Newbie95:

The answer Anonymous Monk said was very good. As stated, you were pretty close *and* a C-style for loop often indicates potential for improvement. Going from the first paragraph to the second, though, has a couple missing steps that may not be obvious, so I'm replying only to fill in a couple of those skipped steps.

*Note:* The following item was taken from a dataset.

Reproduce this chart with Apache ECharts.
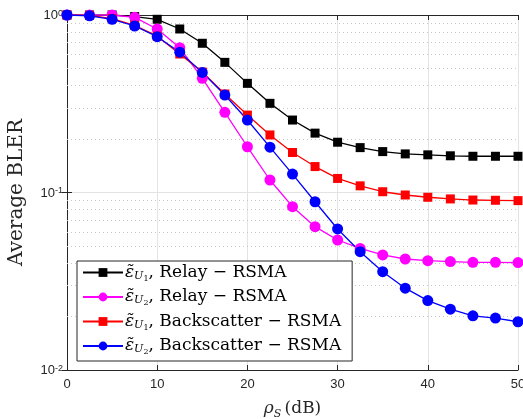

Making the indicated change, and tweaking the call to Dumper gives you:

for ( my $c= 0; $c<= $#clk_output; $c++) { for ( my $d = 0; $d <= $#{$clk_output[$c]}; $d++ ) { $clk_new = join '_', @{$clk_output[$c]}; push @clk_new, $clk_new; } } print Dumper \@clk_new;

which gives you (edited for space):

$VAR1 = [ 'ux_prim_clk', 'ux_prim_clk', 'ux_prim_clk', 'ux_side_clk', 'ux_side_clk', 'ux_side_clk', 'ux_xtal_frm_refclk', 'ux_xtal_frm_refclk', 'ux_xtal_frm_refclk', 'ux_xtal_frm_refclk' ];

Now you have the result with the problem that there are too many copies of each value. Since join accepts a list, you didn't need the inner loop at all. Removing it give you:

for ( my $c= 0; $c<= $#clk_output; $c++) { $clk_new = join '_', @{$clk_output[$c]}; push @clk_new, $clk_new; } print Dumper \@clk_new;

which gives the desired result:

$VAR1 = [ 'ux_prim_clk', 'ux_side_clk', 'ux_xtal_frm_refclk' ];

But as the Anonymous Monk mentions, a C-style loop frequently gives you the chance for improvements. Rather than looping over the array indices and using the index to fetch the value to operate on, you can loop over the array values using them directly:

for my $c (@clk_output) { $clk_new = join '_', @$c; push @clk_new, $clk_new; }

Next, you're creating $clk_new only to use it in the next statement and then throwing it away. So the next improvement is to skip creation of the temporary variable $clk_new, like this:

for my $c (@clk_output) { push @clk_new, join '_', @$c; }

In fact, now you're using another variable that you're using only once: $c. If you leave out "my $c" from the for loop, perl will use the $_ variable to hold each value, letting you say:

for (@clk_output) { push @clk_new, join '_', @$_; }

Then we come to very common operation: building a new list by performing an operation on each element of another list. It's such a common operation that perl offers (as many languages do) a way to do that a little more directly, the map operator, which gives you the ability to create a new list given a list and a block of code to operate on each element:

@new_list = map { operation_to_perform_on_each_element } @old_list;

Like before, inside the block the $_ variable contains the current element from the original list. Making that change gives you the final code that Anonymous Monk gave you:

@clk_new = map { join '_', @$_ } @clk_output;

Edit: A couple grammatical things (missing words) and an fix to one of the outputs.

...roboticus

When your only tool is a hammer, all problems look like your thumb.